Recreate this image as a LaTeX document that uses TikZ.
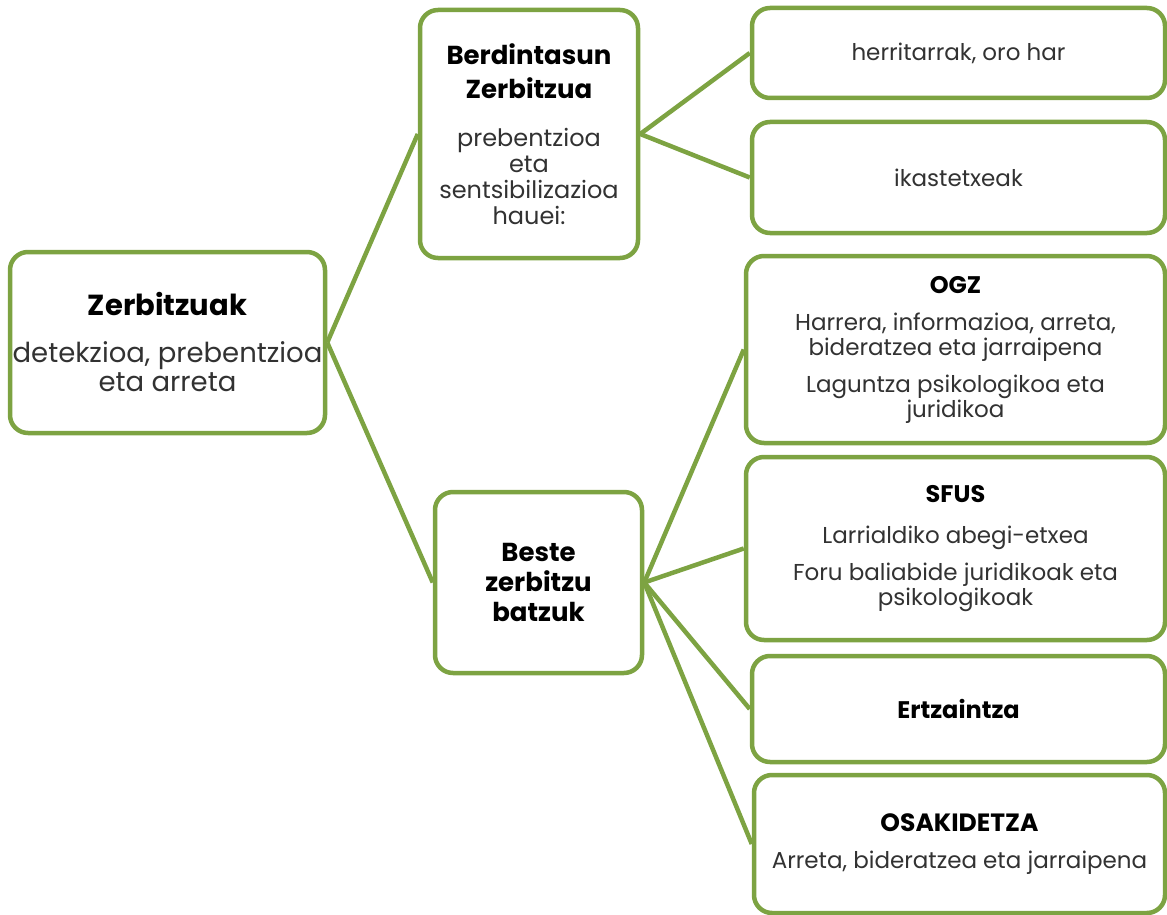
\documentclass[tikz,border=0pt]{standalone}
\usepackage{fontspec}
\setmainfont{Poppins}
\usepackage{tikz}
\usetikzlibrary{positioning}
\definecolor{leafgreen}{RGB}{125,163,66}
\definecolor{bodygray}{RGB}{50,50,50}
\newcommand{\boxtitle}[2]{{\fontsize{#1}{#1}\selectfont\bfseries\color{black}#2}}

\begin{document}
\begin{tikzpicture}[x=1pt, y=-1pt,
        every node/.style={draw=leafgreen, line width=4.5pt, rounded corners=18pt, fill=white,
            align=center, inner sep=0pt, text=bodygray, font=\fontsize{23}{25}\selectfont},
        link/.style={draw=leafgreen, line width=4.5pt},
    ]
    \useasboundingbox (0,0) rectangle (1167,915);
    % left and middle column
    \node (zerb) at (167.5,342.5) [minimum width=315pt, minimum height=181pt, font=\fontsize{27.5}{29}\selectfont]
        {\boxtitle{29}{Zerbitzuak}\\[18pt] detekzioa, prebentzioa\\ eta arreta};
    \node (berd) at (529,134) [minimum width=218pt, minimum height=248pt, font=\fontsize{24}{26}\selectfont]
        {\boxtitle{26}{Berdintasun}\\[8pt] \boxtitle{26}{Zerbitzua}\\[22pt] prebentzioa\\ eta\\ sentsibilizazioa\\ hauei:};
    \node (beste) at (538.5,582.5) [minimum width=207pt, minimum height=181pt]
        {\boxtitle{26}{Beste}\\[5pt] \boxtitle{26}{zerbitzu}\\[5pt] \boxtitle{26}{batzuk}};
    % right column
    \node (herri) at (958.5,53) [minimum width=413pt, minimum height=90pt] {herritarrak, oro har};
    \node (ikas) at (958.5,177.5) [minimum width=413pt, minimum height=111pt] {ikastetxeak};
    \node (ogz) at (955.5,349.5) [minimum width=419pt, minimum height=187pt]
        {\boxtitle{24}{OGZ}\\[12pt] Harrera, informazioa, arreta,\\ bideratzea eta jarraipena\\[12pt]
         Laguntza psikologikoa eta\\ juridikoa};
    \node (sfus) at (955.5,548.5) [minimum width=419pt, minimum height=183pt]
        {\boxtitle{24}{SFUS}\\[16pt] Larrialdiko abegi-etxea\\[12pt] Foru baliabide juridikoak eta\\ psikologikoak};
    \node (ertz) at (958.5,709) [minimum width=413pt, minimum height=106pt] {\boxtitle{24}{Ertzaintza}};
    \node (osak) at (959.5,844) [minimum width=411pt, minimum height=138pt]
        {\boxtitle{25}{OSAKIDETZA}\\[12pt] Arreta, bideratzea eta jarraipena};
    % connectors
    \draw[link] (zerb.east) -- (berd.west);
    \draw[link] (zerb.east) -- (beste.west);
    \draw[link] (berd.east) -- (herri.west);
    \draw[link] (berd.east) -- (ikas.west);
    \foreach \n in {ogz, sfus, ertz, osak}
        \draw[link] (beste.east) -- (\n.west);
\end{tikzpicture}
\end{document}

==================================================

Aim: Repeat the material above in full and exactly, omitting the pictures.

Response to this task:
Recreate this image as a LaTeX document that uses TikZ.
\documentclass[tikz,border=0pt]{standalone}
\usepackage{fontspec}
\setmainfont{Poppins}
\usepackage{tikz}
\usetikzlibrary{positioning}
\definecolor{leafgreen}{RGB}{125,163,66}
\definecolor{bodygray}{RGB}{50,50,50}
\newcommand{\boxtitle}[2]{{\fontsize{#1}{#1}\selectfont\bfseries\color{black}#2}}

\begin{document}
\begin{tikzpicture}[x=1pt, y=-1pt,
        every node/.style={draw=leafgreen, line width=4.5pt, rounded corners=18pt, fill=white,
            align=center, inner sep=0pt, text=bodygray, font=\fontsize{23}{25}\selectfont},
        link/.style={draw=leafgreen, line width=4.5pt},
    ]
    \useasboundingbox (0,0) rectangle (1167,915);
    % left and middle column
    \node (zerb) at (167.5,342.5) [minimum width=315pt, minimum height=181pt, font=\fontsize{27.5}{29}\selectfont]
        {\boxtitle{29}{Zerbitzuak}\\[18pt] detekzioa, prebentzioa\\ eta arreta};
    \node (berd) at (529,134) [minimum width=218pt, minimum height=248pt, font=\fontsize{24}{26}\selectfont]
        {\boxtitle{26}{Berdintasun}\\[8pt] \boxtitle{26}{Zerbitzua}\\[22pt] prebentzioa\\ eta\\ sentsibilizazioa\\ hauei:};
    \node (beste) at (538.5,582.5) [minimum width=207pt, minimum height=181pt]
        {\boxtitle{26}{Beste}\\[5pt] \boxtitle{26}{zerbitzu}\\[5pt] \boxtitle{26}{batzuk}};
    % right column
    \node (herri) at (958.5,53) [minimum width=413pt, minimum height=90pt] {herritarrak, oro har};
    \node (ikas) at (958.5,177.5) [minimum width=413pt, minimum height=111pt] {ikastetxeak};
    \node (ogz) at (955.5,349.5) [minimum width=419pt, minimum height=187pt]
        {\boxtitle{24}{OGZ}\\[12pt] Harrera, informazioa, arreta,\\ bideratzea eta jarraipena\\[12pt]
         Laguntza psikologikoa eta\\ juridikoa};
    \node (sfus) at (955.5,548.5) [minimum width=419pt, minimum height=183pt]
        {\boxtitle{24}{SFUS}\\[16pt] Larrialdiko abegi-etxea\\[12pt] Foru baliabide juridikoak eta\\ psikologikoak};
    \node (ertz) at (958.5,709) [minimum width=413pt, minimum height=106pt] {\boxtitle{24}{Ertzaintza}};
    \node (osak) at (959.5,844) [minimum width=411pt, minimum height=138pt]
        {\boxtitle{25}{OSAKIDETZA}\\[12pt] Arreta, bideratzea eta jarraipena};
    % connectors
    \draw[link] (zerb.east) -- (berd.west);
    \draw[link] (zerb.east) -- (beste.west);
    \draw[link] (berd.east) -- (herri.west);
    \draw[link] (berd.east) -- (ikas.west);
    \foreach \n in {ogz, sfus, ertz, osak}
        \draw[link] (beste.east) -- (\n.west);
\end{tikzpicture}
\end{document}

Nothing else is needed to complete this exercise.